[Records with drawing code]
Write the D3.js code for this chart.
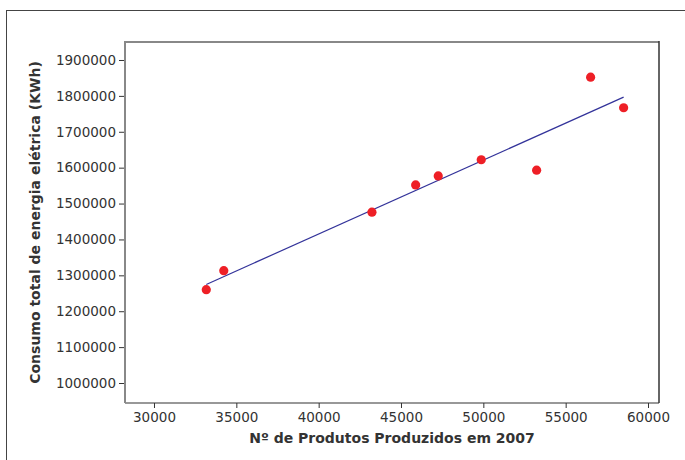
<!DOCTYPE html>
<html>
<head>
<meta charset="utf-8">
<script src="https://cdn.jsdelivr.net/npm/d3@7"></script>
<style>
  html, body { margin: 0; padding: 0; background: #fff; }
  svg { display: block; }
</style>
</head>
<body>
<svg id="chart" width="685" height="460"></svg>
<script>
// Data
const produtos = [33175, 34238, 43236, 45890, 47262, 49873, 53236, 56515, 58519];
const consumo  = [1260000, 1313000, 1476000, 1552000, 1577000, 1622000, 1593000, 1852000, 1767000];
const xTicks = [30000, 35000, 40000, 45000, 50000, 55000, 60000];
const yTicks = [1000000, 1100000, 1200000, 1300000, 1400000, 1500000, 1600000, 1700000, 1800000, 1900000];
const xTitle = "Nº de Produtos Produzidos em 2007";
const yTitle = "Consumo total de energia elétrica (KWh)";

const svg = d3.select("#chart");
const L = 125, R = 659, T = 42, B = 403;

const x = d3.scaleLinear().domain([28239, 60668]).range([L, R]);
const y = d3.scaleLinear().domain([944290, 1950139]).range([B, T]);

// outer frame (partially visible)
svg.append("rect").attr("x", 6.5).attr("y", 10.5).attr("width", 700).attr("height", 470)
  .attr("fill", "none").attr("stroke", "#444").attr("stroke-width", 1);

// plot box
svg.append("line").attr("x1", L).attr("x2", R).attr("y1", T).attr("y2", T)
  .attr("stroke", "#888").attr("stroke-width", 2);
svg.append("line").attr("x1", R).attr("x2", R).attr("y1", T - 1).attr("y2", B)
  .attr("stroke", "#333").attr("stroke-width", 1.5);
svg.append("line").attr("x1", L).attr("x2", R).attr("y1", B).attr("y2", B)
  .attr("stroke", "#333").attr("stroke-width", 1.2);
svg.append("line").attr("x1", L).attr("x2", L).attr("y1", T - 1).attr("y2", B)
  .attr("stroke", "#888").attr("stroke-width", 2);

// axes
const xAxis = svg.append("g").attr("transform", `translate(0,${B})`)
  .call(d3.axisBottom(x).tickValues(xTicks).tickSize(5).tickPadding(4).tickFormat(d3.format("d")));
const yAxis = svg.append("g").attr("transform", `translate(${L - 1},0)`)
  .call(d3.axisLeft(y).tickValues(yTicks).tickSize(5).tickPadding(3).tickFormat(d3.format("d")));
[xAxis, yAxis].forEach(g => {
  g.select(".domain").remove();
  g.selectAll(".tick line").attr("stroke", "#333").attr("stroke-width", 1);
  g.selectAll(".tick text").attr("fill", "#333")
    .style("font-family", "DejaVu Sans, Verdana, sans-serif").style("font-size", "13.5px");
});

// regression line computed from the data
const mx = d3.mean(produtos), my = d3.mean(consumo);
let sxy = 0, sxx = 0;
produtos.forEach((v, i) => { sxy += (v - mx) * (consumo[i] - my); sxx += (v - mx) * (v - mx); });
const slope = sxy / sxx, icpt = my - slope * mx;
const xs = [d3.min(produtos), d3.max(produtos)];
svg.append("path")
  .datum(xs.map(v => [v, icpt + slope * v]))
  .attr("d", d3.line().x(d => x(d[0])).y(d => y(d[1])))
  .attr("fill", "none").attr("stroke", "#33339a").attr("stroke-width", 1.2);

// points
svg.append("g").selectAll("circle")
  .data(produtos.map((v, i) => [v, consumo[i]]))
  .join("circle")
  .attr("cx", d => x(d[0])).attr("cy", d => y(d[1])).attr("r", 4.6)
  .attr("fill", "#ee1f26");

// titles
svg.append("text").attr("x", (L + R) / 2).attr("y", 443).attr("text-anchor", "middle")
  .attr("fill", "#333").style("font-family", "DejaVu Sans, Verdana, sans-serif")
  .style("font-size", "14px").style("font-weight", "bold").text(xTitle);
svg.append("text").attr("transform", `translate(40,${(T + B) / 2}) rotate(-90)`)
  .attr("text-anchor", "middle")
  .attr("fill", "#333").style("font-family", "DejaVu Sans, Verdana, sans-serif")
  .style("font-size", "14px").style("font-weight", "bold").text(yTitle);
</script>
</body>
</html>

...

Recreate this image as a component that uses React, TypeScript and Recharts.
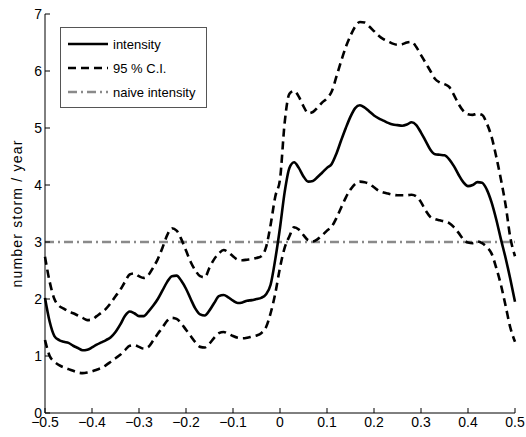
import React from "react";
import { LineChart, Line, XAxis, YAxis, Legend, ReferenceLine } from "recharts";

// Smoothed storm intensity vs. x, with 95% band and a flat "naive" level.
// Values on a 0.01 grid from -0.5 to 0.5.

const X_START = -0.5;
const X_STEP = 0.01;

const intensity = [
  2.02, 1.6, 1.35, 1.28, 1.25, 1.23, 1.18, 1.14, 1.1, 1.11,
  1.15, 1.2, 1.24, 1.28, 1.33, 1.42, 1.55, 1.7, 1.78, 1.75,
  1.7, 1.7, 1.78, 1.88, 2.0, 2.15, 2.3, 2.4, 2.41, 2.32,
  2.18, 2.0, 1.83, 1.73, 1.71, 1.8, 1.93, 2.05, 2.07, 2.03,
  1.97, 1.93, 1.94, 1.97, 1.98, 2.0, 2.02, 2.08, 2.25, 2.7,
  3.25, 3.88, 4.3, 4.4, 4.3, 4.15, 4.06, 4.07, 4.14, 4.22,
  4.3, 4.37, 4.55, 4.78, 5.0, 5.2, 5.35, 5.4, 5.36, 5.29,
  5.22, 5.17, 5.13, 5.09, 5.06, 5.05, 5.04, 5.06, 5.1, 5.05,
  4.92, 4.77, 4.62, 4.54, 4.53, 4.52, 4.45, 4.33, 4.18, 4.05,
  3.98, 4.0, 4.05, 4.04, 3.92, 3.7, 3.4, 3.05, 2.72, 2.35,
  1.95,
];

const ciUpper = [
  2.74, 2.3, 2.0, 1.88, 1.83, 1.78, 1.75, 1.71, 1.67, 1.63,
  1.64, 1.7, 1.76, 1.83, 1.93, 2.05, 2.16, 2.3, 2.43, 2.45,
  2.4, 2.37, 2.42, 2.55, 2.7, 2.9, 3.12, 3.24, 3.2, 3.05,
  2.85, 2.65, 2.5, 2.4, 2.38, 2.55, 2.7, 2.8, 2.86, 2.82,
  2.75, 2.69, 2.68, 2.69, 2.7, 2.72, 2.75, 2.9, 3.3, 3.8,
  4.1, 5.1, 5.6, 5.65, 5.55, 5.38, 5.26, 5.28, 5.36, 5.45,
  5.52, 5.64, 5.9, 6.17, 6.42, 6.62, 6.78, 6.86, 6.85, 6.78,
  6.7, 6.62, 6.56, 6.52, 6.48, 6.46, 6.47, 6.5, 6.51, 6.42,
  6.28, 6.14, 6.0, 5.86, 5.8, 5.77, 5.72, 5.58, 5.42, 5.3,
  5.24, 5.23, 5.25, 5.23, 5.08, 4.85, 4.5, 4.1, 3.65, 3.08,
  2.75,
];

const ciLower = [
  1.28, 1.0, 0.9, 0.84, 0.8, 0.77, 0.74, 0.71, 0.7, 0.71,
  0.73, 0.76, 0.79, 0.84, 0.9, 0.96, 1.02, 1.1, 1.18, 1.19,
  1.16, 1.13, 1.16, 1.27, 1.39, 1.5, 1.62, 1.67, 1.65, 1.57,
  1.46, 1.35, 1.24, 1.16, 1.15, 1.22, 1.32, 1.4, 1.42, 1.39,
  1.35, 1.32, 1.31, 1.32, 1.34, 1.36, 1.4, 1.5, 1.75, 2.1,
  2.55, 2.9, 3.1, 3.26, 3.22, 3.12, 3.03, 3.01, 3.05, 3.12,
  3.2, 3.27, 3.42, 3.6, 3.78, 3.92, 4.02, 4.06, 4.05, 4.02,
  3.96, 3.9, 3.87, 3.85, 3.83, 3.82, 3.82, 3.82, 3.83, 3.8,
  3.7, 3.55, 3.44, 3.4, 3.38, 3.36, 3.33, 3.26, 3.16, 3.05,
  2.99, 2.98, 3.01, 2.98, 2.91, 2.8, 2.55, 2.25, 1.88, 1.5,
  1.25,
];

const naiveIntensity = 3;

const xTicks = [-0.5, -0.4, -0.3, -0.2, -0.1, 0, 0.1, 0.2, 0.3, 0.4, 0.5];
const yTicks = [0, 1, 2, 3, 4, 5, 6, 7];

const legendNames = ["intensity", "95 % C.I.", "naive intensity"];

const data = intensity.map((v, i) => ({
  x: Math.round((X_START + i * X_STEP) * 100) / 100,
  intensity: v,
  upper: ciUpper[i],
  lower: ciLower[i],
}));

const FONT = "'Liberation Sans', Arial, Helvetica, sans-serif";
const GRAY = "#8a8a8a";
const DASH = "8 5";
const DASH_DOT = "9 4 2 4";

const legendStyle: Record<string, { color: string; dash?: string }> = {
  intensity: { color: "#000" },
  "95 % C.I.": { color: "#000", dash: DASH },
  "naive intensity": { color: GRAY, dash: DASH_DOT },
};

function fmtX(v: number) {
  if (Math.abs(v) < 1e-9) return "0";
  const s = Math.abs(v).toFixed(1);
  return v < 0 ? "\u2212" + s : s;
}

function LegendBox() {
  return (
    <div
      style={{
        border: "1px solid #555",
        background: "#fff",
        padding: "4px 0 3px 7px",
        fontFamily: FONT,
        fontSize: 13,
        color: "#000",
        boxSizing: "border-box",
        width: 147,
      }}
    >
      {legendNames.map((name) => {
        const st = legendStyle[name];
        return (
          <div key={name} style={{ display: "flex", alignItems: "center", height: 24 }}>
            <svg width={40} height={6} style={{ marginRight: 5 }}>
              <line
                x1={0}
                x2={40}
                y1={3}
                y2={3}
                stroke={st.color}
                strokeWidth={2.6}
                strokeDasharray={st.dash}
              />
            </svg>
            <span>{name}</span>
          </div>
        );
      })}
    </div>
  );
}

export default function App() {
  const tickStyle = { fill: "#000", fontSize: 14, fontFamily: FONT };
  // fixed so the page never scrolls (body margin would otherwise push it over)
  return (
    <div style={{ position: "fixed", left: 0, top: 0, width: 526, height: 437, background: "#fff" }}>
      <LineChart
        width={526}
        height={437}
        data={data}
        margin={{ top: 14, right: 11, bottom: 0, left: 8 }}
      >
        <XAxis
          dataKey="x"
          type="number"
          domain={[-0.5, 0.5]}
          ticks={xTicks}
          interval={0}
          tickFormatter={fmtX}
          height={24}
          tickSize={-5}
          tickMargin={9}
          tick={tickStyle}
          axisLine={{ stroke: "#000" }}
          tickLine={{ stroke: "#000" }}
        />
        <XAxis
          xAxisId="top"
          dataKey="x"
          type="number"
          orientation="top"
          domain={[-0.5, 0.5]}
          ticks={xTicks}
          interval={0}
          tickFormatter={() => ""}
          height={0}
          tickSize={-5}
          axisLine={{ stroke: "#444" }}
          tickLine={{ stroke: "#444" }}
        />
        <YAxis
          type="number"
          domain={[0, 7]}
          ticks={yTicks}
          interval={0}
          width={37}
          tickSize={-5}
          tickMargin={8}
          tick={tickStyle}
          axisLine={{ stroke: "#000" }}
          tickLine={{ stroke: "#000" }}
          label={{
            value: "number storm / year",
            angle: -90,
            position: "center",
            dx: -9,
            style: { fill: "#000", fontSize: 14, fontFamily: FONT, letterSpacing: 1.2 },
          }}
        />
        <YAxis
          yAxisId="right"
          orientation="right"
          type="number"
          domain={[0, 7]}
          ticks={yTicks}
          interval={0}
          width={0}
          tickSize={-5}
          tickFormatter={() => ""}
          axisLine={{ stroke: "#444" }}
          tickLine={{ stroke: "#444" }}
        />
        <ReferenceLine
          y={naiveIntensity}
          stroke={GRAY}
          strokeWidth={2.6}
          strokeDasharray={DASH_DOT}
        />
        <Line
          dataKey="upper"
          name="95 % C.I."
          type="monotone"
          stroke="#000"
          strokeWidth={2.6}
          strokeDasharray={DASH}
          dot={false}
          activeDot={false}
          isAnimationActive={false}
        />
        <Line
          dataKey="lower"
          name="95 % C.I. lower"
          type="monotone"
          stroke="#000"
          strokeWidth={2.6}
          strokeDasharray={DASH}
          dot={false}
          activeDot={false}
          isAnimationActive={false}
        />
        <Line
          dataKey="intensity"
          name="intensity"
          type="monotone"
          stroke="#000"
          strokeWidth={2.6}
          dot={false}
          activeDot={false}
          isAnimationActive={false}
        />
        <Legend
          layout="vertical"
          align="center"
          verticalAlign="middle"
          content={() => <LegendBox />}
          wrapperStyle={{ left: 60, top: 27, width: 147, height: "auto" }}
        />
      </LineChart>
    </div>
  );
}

==

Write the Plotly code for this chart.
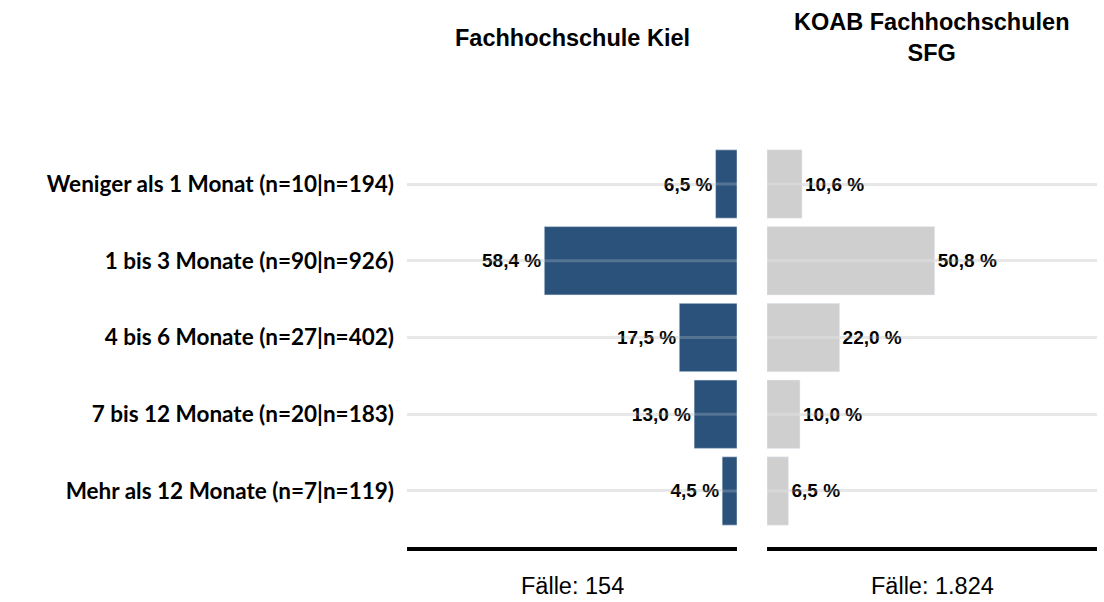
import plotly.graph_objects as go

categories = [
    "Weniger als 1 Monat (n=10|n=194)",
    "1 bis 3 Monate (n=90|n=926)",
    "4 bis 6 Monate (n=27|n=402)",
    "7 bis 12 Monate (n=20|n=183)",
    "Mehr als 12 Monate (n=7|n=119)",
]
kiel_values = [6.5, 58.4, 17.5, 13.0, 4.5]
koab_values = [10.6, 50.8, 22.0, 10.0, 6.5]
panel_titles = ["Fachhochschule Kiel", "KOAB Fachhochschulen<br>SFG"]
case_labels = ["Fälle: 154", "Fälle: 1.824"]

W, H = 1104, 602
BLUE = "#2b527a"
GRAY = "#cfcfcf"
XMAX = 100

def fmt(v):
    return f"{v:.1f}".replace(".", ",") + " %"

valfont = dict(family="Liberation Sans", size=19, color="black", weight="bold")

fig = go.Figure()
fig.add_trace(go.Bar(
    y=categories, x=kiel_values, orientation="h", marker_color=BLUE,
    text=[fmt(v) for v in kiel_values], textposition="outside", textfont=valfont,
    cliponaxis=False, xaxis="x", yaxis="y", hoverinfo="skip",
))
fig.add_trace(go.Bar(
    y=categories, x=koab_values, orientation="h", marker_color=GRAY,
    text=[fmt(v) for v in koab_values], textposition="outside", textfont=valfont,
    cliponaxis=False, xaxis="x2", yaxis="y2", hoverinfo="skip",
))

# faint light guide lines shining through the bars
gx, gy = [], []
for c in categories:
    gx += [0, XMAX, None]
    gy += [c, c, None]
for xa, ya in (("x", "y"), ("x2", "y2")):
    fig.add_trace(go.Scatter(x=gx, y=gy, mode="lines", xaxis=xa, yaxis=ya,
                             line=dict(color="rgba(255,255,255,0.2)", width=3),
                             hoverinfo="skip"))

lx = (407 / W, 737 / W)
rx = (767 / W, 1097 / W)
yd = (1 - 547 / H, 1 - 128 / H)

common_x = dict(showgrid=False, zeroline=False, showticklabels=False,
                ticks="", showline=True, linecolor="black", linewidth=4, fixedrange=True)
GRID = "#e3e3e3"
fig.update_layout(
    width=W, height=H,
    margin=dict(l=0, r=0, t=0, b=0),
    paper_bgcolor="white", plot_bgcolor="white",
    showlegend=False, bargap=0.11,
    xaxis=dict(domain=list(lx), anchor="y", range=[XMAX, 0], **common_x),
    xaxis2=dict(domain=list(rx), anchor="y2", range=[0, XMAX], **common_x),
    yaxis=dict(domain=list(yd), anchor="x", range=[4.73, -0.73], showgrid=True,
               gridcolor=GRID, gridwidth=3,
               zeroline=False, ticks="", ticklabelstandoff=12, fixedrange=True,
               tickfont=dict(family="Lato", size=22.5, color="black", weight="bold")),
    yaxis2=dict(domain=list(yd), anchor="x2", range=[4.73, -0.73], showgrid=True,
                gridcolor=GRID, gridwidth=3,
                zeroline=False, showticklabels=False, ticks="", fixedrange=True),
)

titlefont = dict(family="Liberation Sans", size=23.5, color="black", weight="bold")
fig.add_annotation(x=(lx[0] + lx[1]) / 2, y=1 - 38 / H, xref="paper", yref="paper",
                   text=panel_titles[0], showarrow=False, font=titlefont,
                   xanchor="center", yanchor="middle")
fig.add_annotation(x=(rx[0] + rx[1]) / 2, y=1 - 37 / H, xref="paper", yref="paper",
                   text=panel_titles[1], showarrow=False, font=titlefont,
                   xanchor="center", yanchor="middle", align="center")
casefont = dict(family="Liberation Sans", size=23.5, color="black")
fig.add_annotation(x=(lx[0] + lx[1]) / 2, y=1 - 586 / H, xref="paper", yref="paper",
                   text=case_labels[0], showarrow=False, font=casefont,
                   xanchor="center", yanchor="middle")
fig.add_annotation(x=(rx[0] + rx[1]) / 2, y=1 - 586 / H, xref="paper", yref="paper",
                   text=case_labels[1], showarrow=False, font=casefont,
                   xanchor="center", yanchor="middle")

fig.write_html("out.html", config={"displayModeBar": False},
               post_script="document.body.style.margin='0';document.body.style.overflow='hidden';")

▶ **INSTRUCTIONS TO FOLLOW**: Take the lines above starting at the one containing "Write the Plotly code for this chart." and ending at the one containing "yd = (1 - 547 / H, 1 - 128 / H)", and print them again exactly, without pictures.

▶ **TASK RESULT**:
Write the Plotly code for this chart.
import plotly.graph_objects as go

categories = [
    "Weniger als 1 Monat (n=10|n=194)",
    "1 bis 3 Monate (n=90|n=926)",
    "4 bis 6 Monate (n=27|n=402)",
    "7 bis 12 Monate (n=20|n=183)",
    "Mehr als 12 Monate (n=7|n=119)",
]
kiel_values = [6.5, 58.4, 17.5, 13.0, 4.5]
koab_values = [10.6, 50.8, 22.0, 10.0, 6.5]
panel_titles = ["Fachhochschule Kiel", "KOAB Fachhochschulen<br>SFG"]
case_labels = ["Fälle: 154", "Fälle: 1.824"]

W, H = 1104, 602
BLUE = "#2b527a"
GRAY = "#cfcfcf"
XMAX = 100

def fmt(v):
    return f"{v:.1f}".replace(".", ",") + " %"

valfont = dict(family="Liberation Sans", size=19, color="black", weight="bold")

fig = go.Figure()
fig.add_trace(go.Bar(
    y=categories, x=kiel_values, orientation="h", marker_color=BLUE,
    text=[fmt(v) for v in kiel_values], textposition="outside", textfont=valfont,
    cliponaxis=False, xaxis="x", yaxis="y", hoverinfo="skip",
))
fig.add_trace(go.Bar(
    y=categories, x=koab_values, orientation="h", marker_color=GRAY,
    text=[fmt(v) for v in koab_values], textposition="outside", textfont=valfont,
    cliponaxis=False, xaxis="x2", yaxis="y2", hoverinfo="skip",
))

# faint light guide lines shining through the bars
gx, gy = [], []
for c in categories:
    gx += [0, XMAX, None]
    gy += [c, c, None]
for xa, ya in (("x", "y"), ("x2", "y2")):
    fig.add_trace(go.Scatter(x=gx, y=gy, mode="lines", xaxis=xa, yaxis=ya,
                             line=dict(color="rgba(255,255,255,0.2)", width=3),
                             hoverinfo="skip"))

lx = (407 / W, 737 / W)
rx = (767 / W, 1097 / W)
yd = (1 - 547 / H, 1 - 128 / H)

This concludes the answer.